厳冬の北海道札幌市東区で1月31日の深夜、生活困窮者の共同住宅「そしあるハイム」が全焼しました。入居していた16人のうち、11人が亡くなりました。犠牲になったのは40代から80代の男性8人と女性3人。生活困窮者や高齢者らが安心して暮らすことのできる住居の確保が求められます。
日本共産党札幌市議団・村上仁幹事長
近隣の住民らによると、出火後まもなく共同住宅の屋根が抜け落ち、火柱が立ち上りました。

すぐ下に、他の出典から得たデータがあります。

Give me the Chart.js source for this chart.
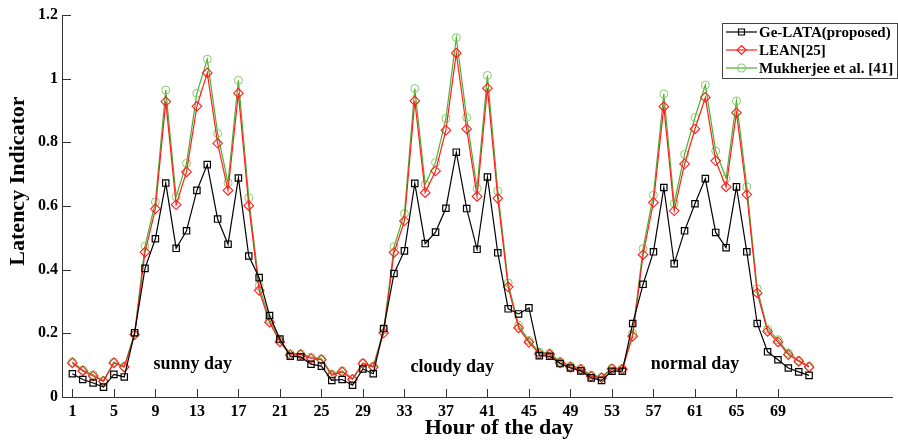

共同住宅は札幌の合同会社「なんもさサポート」が運営。築50年で、旅館を改造した木造2階建てです。市消防局によると、自動火災報知機や漏電火災報知機は設置されていたものの、スプリンクラーは未設置。2階の「非常口」は「避難はしご」だけで階段はありませんでした。
「なんもさサポート」は4日の記者会見で謝罪するとともに、防火体制については「資金的な余裕がなく現状は法的に許される範囲でやっていた」と語りました。

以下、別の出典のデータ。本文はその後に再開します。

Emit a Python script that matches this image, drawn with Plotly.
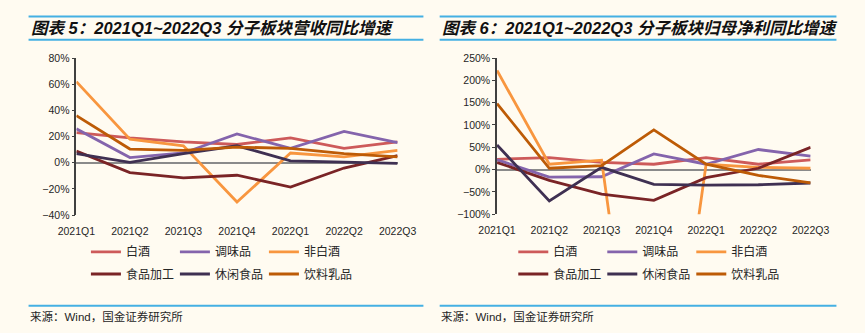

「そしあるハイム」の入居者は大半が単身の高齢者。そのほとんどが生活保護利用者でした。
公的な介護施設などに入れず、民間の賃貸物件にも敬遠される、行き場をなくした単身高齢者や生活困窮者が増えています。「そしあるハイム」のような共同住宅が「制度のはざま」に落ちた人を引き受ける場になっていたのです。こうした共同住宅や施設の火災が全国で相次いでいます。今回の惨事は、まさに「制度のはざま」で行き場を失った人たちを襲った悲劇です。

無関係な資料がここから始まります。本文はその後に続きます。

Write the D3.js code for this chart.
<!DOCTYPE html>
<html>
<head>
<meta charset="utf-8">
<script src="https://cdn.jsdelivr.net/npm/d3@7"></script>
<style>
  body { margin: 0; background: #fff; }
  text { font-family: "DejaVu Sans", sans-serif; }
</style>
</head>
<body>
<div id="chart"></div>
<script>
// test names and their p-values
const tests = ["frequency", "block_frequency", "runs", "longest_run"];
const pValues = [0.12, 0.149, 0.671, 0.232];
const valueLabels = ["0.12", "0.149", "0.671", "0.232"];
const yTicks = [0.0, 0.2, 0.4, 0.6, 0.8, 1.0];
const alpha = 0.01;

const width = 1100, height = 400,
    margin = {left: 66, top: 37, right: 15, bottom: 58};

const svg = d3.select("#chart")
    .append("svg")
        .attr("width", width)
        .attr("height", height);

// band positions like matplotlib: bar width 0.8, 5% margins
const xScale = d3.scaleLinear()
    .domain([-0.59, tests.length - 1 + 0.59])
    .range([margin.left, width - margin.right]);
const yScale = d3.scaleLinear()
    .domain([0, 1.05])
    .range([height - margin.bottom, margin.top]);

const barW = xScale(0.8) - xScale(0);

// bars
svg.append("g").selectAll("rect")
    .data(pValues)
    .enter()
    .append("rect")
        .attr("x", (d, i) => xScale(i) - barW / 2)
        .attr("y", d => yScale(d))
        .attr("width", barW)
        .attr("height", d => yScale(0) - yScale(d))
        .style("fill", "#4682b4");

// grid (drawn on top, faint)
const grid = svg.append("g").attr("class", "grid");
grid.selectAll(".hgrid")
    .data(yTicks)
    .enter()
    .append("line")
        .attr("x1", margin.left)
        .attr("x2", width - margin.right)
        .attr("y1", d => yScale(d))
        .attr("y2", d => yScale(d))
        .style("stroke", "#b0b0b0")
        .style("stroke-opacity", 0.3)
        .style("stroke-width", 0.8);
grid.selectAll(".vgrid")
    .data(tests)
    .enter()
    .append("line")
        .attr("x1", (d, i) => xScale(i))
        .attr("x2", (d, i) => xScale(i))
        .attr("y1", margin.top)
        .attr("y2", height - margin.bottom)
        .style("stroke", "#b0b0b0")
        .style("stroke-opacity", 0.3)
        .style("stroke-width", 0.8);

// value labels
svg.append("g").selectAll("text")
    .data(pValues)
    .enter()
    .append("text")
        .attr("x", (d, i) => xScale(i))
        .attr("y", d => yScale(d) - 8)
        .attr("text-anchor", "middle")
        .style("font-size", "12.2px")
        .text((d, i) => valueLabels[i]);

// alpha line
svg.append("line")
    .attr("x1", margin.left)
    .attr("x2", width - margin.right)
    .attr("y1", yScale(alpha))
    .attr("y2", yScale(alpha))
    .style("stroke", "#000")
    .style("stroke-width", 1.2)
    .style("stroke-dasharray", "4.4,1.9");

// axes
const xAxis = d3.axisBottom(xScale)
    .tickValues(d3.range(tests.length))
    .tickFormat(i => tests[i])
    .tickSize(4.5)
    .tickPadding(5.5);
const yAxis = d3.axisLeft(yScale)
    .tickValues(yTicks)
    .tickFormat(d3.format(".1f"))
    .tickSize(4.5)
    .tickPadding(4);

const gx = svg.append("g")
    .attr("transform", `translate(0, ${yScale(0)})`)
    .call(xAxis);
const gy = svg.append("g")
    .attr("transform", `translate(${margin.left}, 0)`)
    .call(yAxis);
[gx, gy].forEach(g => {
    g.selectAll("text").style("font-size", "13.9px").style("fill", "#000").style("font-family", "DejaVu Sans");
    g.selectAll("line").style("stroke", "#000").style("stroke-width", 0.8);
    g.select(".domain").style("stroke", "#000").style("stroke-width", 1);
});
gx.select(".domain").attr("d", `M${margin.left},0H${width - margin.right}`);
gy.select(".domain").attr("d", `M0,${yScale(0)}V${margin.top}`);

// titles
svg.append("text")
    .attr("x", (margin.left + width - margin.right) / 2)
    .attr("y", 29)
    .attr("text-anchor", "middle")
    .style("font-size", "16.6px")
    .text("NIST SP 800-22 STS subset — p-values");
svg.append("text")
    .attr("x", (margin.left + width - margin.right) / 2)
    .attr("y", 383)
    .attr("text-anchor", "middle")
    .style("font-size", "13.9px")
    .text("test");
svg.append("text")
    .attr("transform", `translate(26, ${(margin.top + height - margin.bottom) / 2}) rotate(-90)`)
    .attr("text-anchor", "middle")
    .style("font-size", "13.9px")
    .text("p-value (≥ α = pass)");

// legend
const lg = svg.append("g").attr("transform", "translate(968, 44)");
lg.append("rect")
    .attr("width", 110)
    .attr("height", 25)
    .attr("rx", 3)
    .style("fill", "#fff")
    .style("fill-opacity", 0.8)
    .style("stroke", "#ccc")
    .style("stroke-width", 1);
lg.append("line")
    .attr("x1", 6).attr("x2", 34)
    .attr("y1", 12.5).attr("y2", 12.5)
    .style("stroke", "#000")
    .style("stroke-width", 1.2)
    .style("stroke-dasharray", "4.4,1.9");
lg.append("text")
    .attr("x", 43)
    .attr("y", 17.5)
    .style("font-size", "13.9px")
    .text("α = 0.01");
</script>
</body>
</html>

生活保護のケースワーカーによる定期的な訪問などを通じ、札幌市は保護利用者の住居を含めた生活実態や健康状態を把握しうる立場にあります。「そしあるハイム」には、足腰が悪く、つえを使っていた入居者もいました。病気や障害を抱えた高齢者らにとって、この共同住宅が適切だったのか、行政の認識と対応が問われます。
札幌市は「そしあるハイム」が無届けの有料老人ホームの疑いがあるとして過去4回、調査票を送付しました。しかし回答がなく、有料老人ホームに該当するかどうか把握できませんでした。有料老人ホームと認められればスプリンクラーが義務付けられる場合もあります。
日本共産党札幌市議団は、「そしあるハイム」と同様の共同住宅・施設等の実態を緊急に調査して必要な対策を講じること、住宅・施設の運営団体の現状把握と支援を急ぎ、市営住宅を拡充するよう求めています。